Historic steamboat was Memphis', but now is Belle of Louisville

belle.jpg One of the world's oldest steamboats -- one that started out ferrying people between Memphis and West Memphis -- is being refurbished today ahead of its 95th birthday.

As part of Hampton Hotels' Save-A-Landmark program, volunteers from the lodging chain are painting, polishing, cleaning and doing other tasks to preserve the historical significance of the Belle of Louisville, which the press release calls "the oldest continuously operated Mississippi River-style steamboat in the world."

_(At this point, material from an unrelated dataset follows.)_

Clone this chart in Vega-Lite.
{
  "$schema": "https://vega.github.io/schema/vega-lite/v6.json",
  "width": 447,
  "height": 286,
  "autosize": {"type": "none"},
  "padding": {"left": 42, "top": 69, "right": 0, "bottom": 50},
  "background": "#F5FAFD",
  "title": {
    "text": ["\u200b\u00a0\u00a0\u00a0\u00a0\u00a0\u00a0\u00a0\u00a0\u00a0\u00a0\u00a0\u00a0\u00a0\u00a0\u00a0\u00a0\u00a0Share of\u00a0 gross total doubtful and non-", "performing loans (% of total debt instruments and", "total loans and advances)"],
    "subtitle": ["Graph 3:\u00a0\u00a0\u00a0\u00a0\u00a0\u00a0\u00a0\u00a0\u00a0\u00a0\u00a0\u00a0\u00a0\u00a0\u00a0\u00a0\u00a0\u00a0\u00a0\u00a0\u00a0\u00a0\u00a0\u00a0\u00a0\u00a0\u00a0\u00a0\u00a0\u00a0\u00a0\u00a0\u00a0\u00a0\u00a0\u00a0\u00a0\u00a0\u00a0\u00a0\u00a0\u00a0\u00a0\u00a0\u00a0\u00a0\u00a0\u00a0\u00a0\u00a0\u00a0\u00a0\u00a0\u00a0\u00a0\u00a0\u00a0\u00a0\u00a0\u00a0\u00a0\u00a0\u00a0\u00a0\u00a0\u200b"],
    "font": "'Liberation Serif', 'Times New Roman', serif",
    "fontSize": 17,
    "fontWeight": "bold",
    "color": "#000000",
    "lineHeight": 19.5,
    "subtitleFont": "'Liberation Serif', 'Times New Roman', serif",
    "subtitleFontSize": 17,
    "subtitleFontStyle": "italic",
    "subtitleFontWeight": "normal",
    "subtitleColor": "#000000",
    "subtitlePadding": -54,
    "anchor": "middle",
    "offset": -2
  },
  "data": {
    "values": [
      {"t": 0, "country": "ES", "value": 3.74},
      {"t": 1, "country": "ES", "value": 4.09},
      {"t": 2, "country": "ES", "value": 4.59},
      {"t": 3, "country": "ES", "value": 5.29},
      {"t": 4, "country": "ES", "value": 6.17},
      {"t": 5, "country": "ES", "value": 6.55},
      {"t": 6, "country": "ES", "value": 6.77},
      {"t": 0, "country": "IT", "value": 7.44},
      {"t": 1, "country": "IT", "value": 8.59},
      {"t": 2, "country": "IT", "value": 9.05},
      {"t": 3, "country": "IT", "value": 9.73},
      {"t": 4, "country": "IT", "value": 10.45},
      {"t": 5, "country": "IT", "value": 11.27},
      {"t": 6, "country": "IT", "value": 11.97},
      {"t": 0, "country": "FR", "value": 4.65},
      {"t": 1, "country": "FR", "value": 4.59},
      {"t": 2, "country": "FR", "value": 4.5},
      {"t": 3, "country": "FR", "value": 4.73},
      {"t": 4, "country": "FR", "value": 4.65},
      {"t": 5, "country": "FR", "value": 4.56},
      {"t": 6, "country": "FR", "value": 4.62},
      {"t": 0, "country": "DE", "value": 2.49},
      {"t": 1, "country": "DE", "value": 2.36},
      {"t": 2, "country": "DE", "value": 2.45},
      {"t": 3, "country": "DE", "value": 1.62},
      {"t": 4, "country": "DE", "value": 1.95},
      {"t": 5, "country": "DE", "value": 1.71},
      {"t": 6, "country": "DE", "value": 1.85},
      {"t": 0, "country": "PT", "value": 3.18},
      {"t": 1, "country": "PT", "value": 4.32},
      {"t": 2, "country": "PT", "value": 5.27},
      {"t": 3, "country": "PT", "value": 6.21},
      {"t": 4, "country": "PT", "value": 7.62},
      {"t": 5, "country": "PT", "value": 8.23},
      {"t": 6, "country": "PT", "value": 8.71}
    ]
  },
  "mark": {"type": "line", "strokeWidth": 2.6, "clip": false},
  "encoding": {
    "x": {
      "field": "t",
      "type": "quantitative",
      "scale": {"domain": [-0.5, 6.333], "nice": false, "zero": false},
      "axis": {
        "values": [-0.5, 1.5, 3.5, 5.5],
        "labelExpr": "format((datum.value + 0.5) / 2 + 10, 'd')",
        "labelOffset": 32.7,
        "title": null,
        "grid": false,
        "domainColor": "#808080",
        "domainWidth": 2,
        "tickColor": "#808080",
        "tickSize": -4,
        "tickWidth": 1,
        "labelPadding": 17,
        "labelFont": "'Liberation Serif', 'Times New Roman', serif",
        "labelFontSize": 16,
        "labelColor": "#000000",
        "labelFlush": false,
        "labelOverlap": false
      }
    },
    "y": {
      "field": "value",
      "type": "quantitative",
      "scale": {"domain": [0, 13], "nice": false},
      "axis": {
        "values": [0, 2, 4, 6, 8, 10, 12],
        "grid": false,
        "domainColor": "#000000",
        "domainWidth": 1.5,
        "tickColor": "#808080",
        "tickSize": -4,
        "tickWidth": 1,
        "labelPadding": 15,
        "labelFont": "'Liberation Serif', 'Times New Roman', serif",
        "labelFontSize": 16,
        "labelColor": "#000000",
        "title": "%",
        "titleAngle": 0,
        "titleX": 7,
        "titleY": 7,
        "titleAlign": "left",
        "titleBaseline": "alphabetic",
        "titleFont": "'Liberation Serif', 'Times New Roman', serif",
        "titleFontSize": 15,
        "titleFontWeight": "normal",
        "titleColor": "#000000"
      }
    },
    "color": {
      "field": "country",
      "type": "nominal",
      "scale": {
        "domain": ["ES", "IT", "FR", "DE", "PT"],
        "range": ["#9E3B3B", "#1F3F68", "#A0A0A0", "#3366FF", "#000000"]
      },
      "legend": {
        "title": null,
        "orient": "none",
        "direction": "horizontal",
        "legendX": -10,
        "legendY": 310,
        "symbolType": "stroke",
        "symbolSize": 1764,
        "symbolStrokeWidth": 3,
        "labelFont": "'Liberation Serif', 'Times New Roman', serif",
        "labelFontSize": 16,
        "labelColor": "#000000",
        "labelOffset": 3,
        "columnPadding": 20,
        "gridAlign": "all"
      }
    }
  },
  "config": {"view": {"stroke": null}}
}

(T)he Belle has traveled far and wide while constantly adapting to new roles as the times changed. Built in 1914, the Belle, originally named the Idlewild, spent her early years as a ferry between Memphis, TN and West Memphis, AR. She was made to haul cargo, but this versatile vessel could also handle excursions and traveled from state to state through the Mississippi River systems. The Belle also had a brief military career during World War II towing oil barges along the river by day and bringing fun to the troops as a floating U.S.O. club by night. The boat was sold in 1947, and the owner changed her name from the Idlewild to the Avalon, which remained for the next 13 years.

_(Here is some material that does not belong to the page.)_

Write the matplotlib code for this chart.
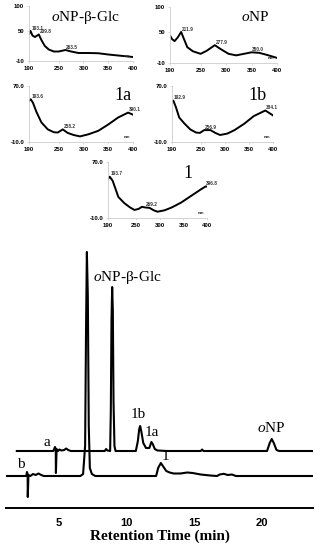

Now, about that name, as some of us native Memphians might consider it sacrilege to rechristen a Memphis vessel after our rival city on the Ohio River:

In 1962, the city of Louisville bought the vessel and did major repairs to its worn exterior and donned it with the name Belle of Louisville.

The Belle was made a National Historic Landmark in 1989 and is on the National Register for Historic Places. She continues to be owned by the Louisville Metro government and is operated by the Waterfront Development Corporation. Today, the Belle spends her days taking passengers along the Ohio River.

Closer to home, Hampton's Save-A-Landmark program last year brought volunteers to Memphis including actor Samuel L. Jackson to spruce up the Lorraine Motel facade of the National Civil Rights Museum.

Also, remember that the Hampton brand was originally owned by Memphis-based Promus Hotel Corp. before Promus sold out to Hilton in the late 1990s.